Dental disease is the most common clinical condition we see in dogs and cats even though it is completely preventable. So don’t turn your nose up if Fido or Fluffy’s breath is bad! That odour might signify a serious health risk, with the potential to damage not only your pet’s teeth and gums but its internal organs as well.

By the tender age of three, more than 80 per cent of dogs and cats show signs of gum disease. If left untreated, gum disease leads to tooth decay and tooth loss. Other problems, such as a chipped or fractured tooth, can cause infection, which may necessitate extracting the tooth. Worse still, untreated problems can have a domino effect on overall health, leading to heart, lung, and kidney disease.

While it may not be a priority for many owners, dental care is serious business for your dog or cat, especially since they so often use their mouths to interact with the world.

Fortunately, dental care is one area where pet owners can have a significant positive impact without too much effort. To tell the truth, it’s a lot like taking care of your own teeth: simple steps taken now can prevent many problems–and expenses–down the road.

Dental disease in pets is known as Periodontal Disease. The first stage of periodontal disease is generally plaque or a bacterial film on the surface of the teeth. In the early stages, plaque can be easily dislodged if you brush your dog’s teeth or when he chews on hard toys and food.
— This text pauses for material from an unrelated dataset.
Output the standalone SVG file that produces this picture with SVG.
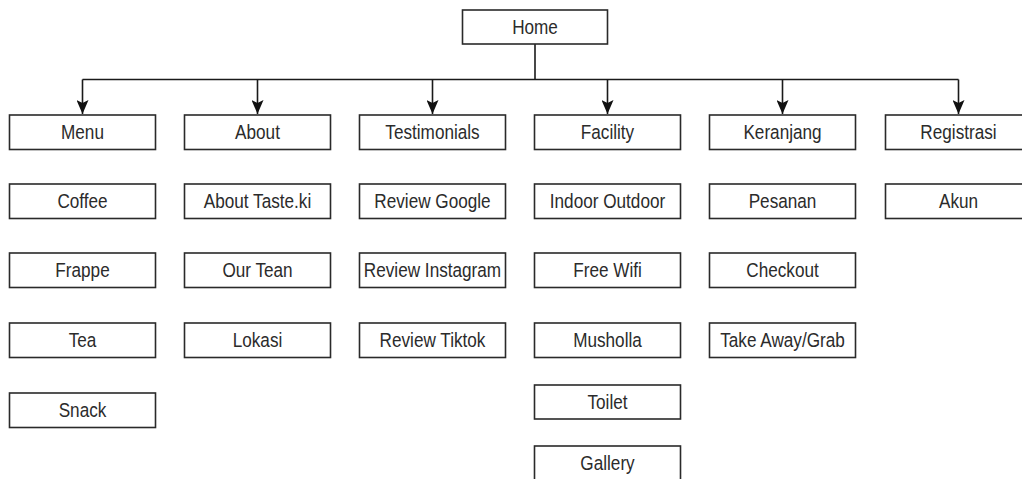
<svg xmlns="http://www.w3.org/2000/svg" width="1022" height="479" viewBox="0 0 1022 479">
  <style>
    .box { fill: #ffffff; stroke: #2a2a2a; stroke-width: 1.6; }
    .lbl { font-family: "Liberation Sans", Arial, sans-serif; font-size: 19.5px; fill: #2b2b2b; text-anchor: middle; }
    .conn { fill: none; stroke: #1a1a1a; stroke-width: 1.6; }
    .arr { marker-end: url(#arrow); }
  </style>
  <defs>
    <marker id="arrow" viewBox="0 0 14 12" refX="14" refY="6" markerWidth="14" markerHeight="12" markerUnits="userSpaceOnUse" orient="auto">
      <path d="M0,0 L3,6 L0,12 L14,6 Z" fill="#111111"/>
    </marker>
  </defs>
  <rect width="1022" height="479" fill="#ffffff"/>

  <g id="connectors">
    <line class="conn" x1="535" y1="44" x2="535" y2="79.5"/>
    <line class="conn" x1="82.5" y1="79.5" x2="958.5" y2="79.5"/>
    <path class="conn arr" d="M82.5,79.5 V114"/>
    <path class="conn arr" d="M257.5,79.5 V114"/>
    <path class="conn arr" d="M432.5,79.5 V114"/>
    <path class="conn arr" d="M607.5,79.5 V114"/>
    <path class="conn arr" d="M782.5,79.5 V114"/>
    <path class="conn arr" d="M958.5,79.5 V114"/>
  </g>

  <g id="home"><rect class="box" x="462.5" y="10" width="145" height="34"/><text class="lbl" transform="translate(535 34) scale(0.88 1)">Home</text></g>

  <g id="menu"><rect class="box" x="9.5" y="115" width="146" height="34.5"/><text class="lbl" transform="translate(82.5 139) scale(0.88 1)">Menu</text></g>
  <g id="coffee"><rect class="box" x="9.5" y="184" width="146" height="34.5"/><text class="lbl" transform="translate(82.5 208) scale(0.88 1)">Coffee</text></g>
  <g id="frappe"><rect class="box" x="9.5" y="253" width="146" height="34.5"/><text class="lbl" transform="translate(82.5 277) scale(0.88 1)">Frappe</text></g>
  <g id="tea"><rect class="box" x="9.5" y="323" width="146" height="34.5"/><text class="lbl" transform="translate(82.5 347) scale(0.88 1)">Tea</text></g>
  <g id="snack"><rect class="box" x="9.5" y="393" width="146" height="34.5"/><text class="lbl" transform="translate(82.5 417) scale(0.88 1)">Snack</text></g>

  <g id="about"><rect class="box" x="184.5" y="115" width="146" height="34.5"/><text class="lbl" transform="translate(257.5 139) scale(0.88 1)">About</text></g>
  <g id="about-taste"><rect class="box" x="184.5" y="184" width="146" height="34.5"/><text class="lbl" transform="translate(257.5 208) scale(0.88 1)">About Taste.ki</text></g>
  <g id="our-tean"><rect class="box" x="184.5" y="253" width="146" height="34.5"/><text class="lbl" transform="translate(257.5 277) scale(0.88 1)">Our Tean</text></g>
  <g id="lokasi"><rect class="box" x="184.5" y="323" width="146" height="34.5"/><text class="lbl" transform="translate(257.5 347) scale(0.88 1)">Lokasi</text></g>

  <g id="testimonials"><rect class="box" x="359.5" y="115" width="146" height="34.5"/><text class="lbl" transform="translate(432.5 139) scale(0.88 1)">Testimonials</text></g>
  <g id="review-google"><rect class="box" x="359.5" y="184" width="146" height="34.5"/><text class="lbl" transform="translate(432.5 208) scale(0.88 1)">Review Google</text></g>
  <g id="review-instagram"><rect class="box" x="359.5" y="253" width="146" height="34.5"/><text class="lbl" transform="translate(432.5 277) scale(0.88 1)">Review Instagram</text></g>
  <g id="review-tiktok"><rect class="box" x="359.5" y="323" width="146" height="34.5"/><text class="lbl" transform="translate(432.5 347) scale(0.88 1)">Review Tiktok</text></g>

  <g id="facility"><rect class="box" x="534.5" y="115" width="146" height="34.5"/><text class="lbl" transform="translate(607.5 139) scale(0.88 1)">Facility</text></g>
  <g id="indoor-outdoor"><rect class="box" x="534.5" y="184" width="146" height="34.5"/><text class="lbl" transform="translate(607.5 208) scale(0.88 1)">Indoor Outdoor</text></g>
  <g id="free-wifi"><rect class="box" x="534.5" y="253" width="146" height="34.5"/><text class="lbl" transform="translate(607.5 277) scale(0.88 1)">Free Wifi</text></g>
  <g id="musholla"><rect class="box" x="534.5" y="323" width="146" height="34.5"/><text class="lbl" transform="translate(607.5 347) scale(0.88 1)">Musholla</text></g>
  <g id="toilet"><rect class="box" x="534.5" y="385" width="146" height="34"/><text class="lbl" transform="translate(607.5 409) scale(0.88 1)">Toilet</text></g>
  <g id="gallery"><rect class="box" x="534.5" y="446" width="146" height="35"/><text class="lbl" transform="translate(607.5 470) scale(0.88 1)">Gallery</text></g>

  <g id="keranjang"><rect class="box" x="709.5" y="115" width="146" height="34.5"/><text class="lbl" transform="translate(782.5 139) scale(0.88 1)">Keranjang</text></g>
  <g id="pesanan"><rect class="box" x="709.5" y="184" width="146" height="34.5"/><text class="lbl" transform="translate(782.5 208) scale(0.88 1)">Pesanan</text></g>
  <g id="checkout"><rect class="box" x="709.5" y="253" width="146" height="34.5"/><text class="lbl" transform="translate(782.5 277) scale(0.88 1)">Checkout</text></g>
  <g id="take-away"><rect class="box" x="709.5" y="323" width="146" height="34.5"/><text class="lbl" transform="translate(782.5 347) scale(0.88 1)">Take Away/Grab</text></g>

  <g id="registrasi"><rect class="box" x="885.5" y="115" width="146" height="34.5"/><text class="lbl" transform="translate(958.5 139) scale(0.88 1)">Registrasi</text></g>
  <g id="akun"><rect class="box" x="885.5" y="184" width="146" height="34.5"/><text class="lbl" transform="translate(958.5 208) scale(0.88 1)">Akun</text></g>
</svg>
If the plaque is not removed at this stage, the bacteria will attach to the teeth and become calcified through the calcium in your dog’s saliva. This hard surface becomes tartar, and more plaque will accumulate on top of it leading to gingivitis, which is recognized by red, swollen and inflamed gums that bleed easily.
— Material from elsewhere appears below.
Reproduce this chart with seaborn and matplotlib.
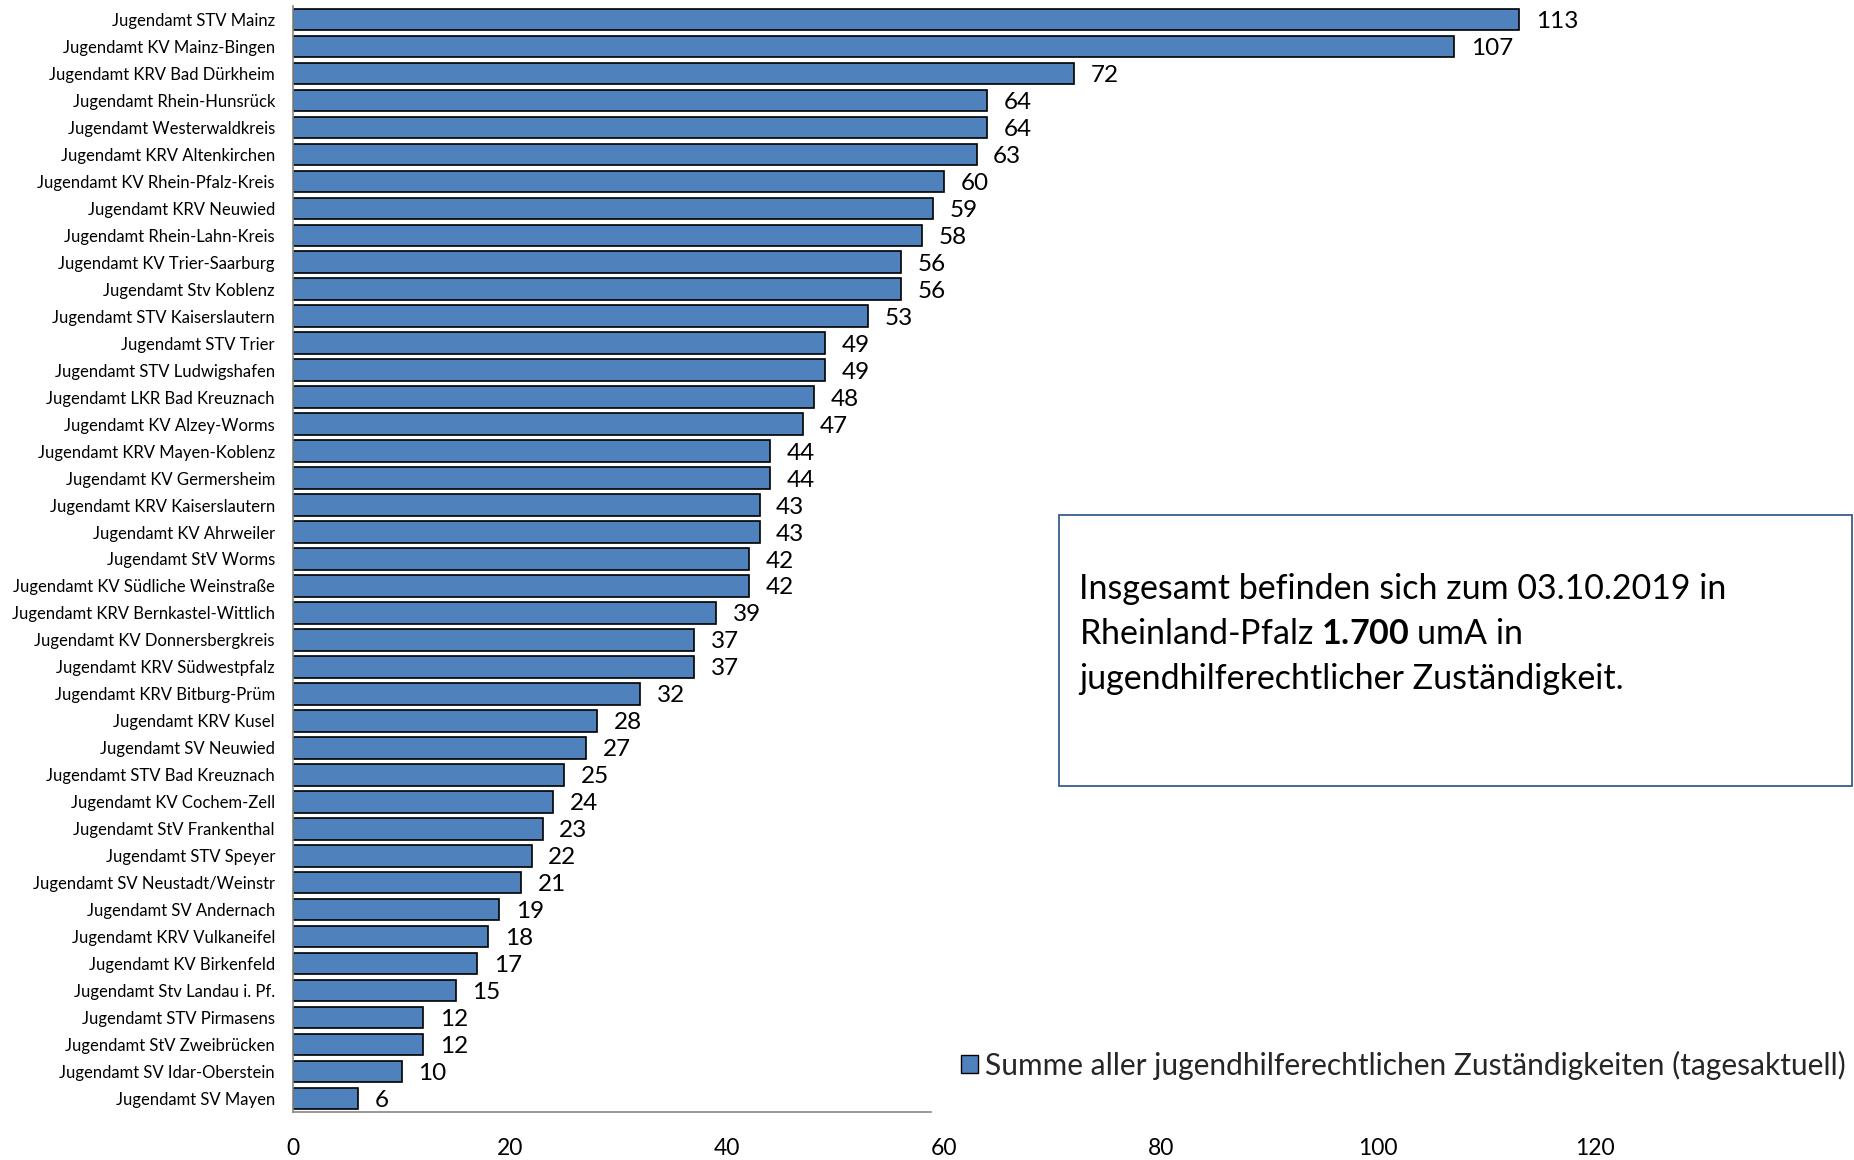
import numpy as np
import pandas as pd
import matplotlib
matplotlib.use("Agg")
import matplotlib.pyplot as plt
from matplotlib.patches import Patch, Rectangle
import seaborn as sns

# Jugendaemter, von oben nach unten wie im Original
names = [
    "Jugendamt STV Mainz", "Jugendamt KV Mainz-Bingen", "Jugendamt KRV Bad Dürkheim",
    "Jugendamt Rhein-Hunsrück", "Jugendamt Westerwaldkreis", "Jugendamt KRV Altenkirchen",
    "Jugendamt KV Rhein-Pfalz-Kreis", "Jugendamt KRV Neuwied", "Jugendamt Rhein-Lahn-Kreis",
    "Jugendamt KV Trier-Saarburg", "Jugendamt Stv Koblenz", "Jugendamt STV Kaiserslautern",
    "Jugendamt STV Trier", "Jugendamt STV Ludwigshafen", "Jugendamt LKR Bad Kreuznach",
    "Jugendamt KV Alzey-Worms", "Jugendamt KRV Mayen-Koblenz", "Jugendamt KV Germersheim",
    "Jugendamt KRV Kaiserslautern", "Jugendamt KV Ahrweiler", "Jugendamt StV Worms",
    "Jugendamt KV Südliche Weinstraße", "Jugendamt KRV Bernkastel-Wittlich",
    "Jugendamt KV Donnersbergkreis", "Jugendamt KRV Südwestpfalz", "Jugendamt KRV Bitburg-Prüm",
    "Jugendamt KRV Kusel", "Jugendamt SV Neuwied", "Jugendamt STV Bad Kreuznach",
    "Jugendamt KV Cochem-Zell", "Jugendamt StV Frankenthal", "Jugendamt STV Speyer",
    "Jugendamt SV Neustadt/Weinstr", "Jugendamt SV Andernach", "Jugendamt KRV Vulkaneifel",
    "Jugendamt KV Birkenfeld", "Jugendamt Stv Landau i. Pf.", "Jugendamt STV Pirmasens",
    "Jugendamt StV Zweibrücken", "Jugendamt SV Idar-Oberstein", "Jugendamt SV Mayen",
]
values = [113, 107, 72, 64, 64, 63, 60, 59, 58, 56, 56, 53, 49, 49, 48, 47, 44, 44, 43, 43,
          42, 42, 39, 37, 37, 32, 28, 27, 25, 24, 23, 22, 21, 19, 18, 17, 15, 12, 12, 10, 6]
x_ticks = [0, 20, 40, 60, 80, 100, 120]
legend_label = "Summe aller jugendhilferechtlichen Zuständigkeiten (tagesaktuell)"

df = pd.DataFrame({"name": names, "value": values})

sns.set_theme(style="white")
plt.rcParams["font.family"] = ["Lato", "DejaVu Sans"]
plt.rcParams["mathtext.fontset"] = "custom"
plt.rcParams["mathtext.rm"] = "Lato"
plt.rcParams["mathtext.bf"] = "Lato:bold"

W, H = 1854, 1160
fig = plt.figure(figsize=(W / 100, H / 100), dpi=100)
ax = fig.add_axes([293 / W, 1 - 1112 / H, (1595 - 293) / W, 1106 / H])

bar_color = "#4F81BD"
sns.barplot(data=df, x="value", y="name", orient="h", color=bar_color,
            edgecolor="black", linewidth=1.2, width=0.8, saturation=1, ax=ax)

labels = ax.bar_label(ax.containers[0], padding=12, fontsize=17.5, color="black")
for t in labels:
    t.set_va("center_baseline")

ax.set_xlim(0, 120)
ax.set_ylim(len(names) - 0.5, -0.5)
ax.set_xlabel("")
ax.set_ylabel("")

# Achsen im Excel-Stil
grey = "#868686"
for s in ["top", "right"]:
    ax.spines[s].set_visible(False)
ax.spines["left"].set_color(grey)
ax.spines["bottom"].set_color(grey)
ax.spines["left"].set_linewidth(1.2)
ax.spines["bottom"].set_linewidth(1.2)
ax.spines["bottom"].set_bounds(0, 58.8)

ax.set_xticks(x_ticks)
ax.set_xticks([0, 20, 40], minor=True)
ax.set_yticks(np.arange(-0.5, len(names), 1), minor=True)
ax.tick_params(axis="x", which="major", length=0, pad=19, labelsize=16.5, labelcolor="black")
ax.tick_params(axis="x", which="minor", length=7, width=1.2, color=grey, direction="out")
ax.tick_params(axis="y", which="major", length=0, pad=13, labelsize=12, labelcolor="black")
ax.tick_params(axis="y", which="minor", length=6, width=1.2, color=grey, direction="out")

# Legende
handle = Patch(facecolor=bar_color, edgecolor="black", linewidth=1.0)
fig.legend([handle], [legend_label], loc="center left",
           bbox_to_anchor=(961 / W, 1 - 1065 / H), frameon=False, fontsize=21.5,
           handlelength=0.58, handleheight=0.58, handletextpad=0.22,
           borderpad=0, borderaxespad=0)

# Textfeld
box = Rectangle((1059 / W, 1 - 786 / H), (1852 - 1059) / W, (786 - 515) / H,
                transform=fig.transFigure, facecolor="white", edgecolor="#385D8A",
                linewidth=1.3)
fig.patches.append(box)
lines = ["Insgesamt befinden sich zum 03.10.2019 in",
         r"Rheinland-Pfalz $\mathbf{1.700}$ umA in",
         "jugendhilferechtlicher Zuständigkeit."]
for i, line in enumerate(lines):
    fig.text(1079 / W, 1 - (599 + 45 * i) / H, line, fontsize=24.5,
             ha="left", va="baseline", color="black")

fig.savefig("out.png", dpi=100)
Treatments for your pet’s dental problems will vary, depending on the source of the trouble. Solutions range from simple brushing at home to get rid of bad breath to medication or surgery for more serious problems.

Our vets and nurses can advise what treatment is required and what you can do to help prevent gum disease. We can provide you with instructions for brushing your pet’s teeth at home, water additives, an appropriate diet that promotes good oral health, and signs of gum disease to be on the lookout for. Keeping up with your pet’s dental health has lasting positive effects and can add years to their life!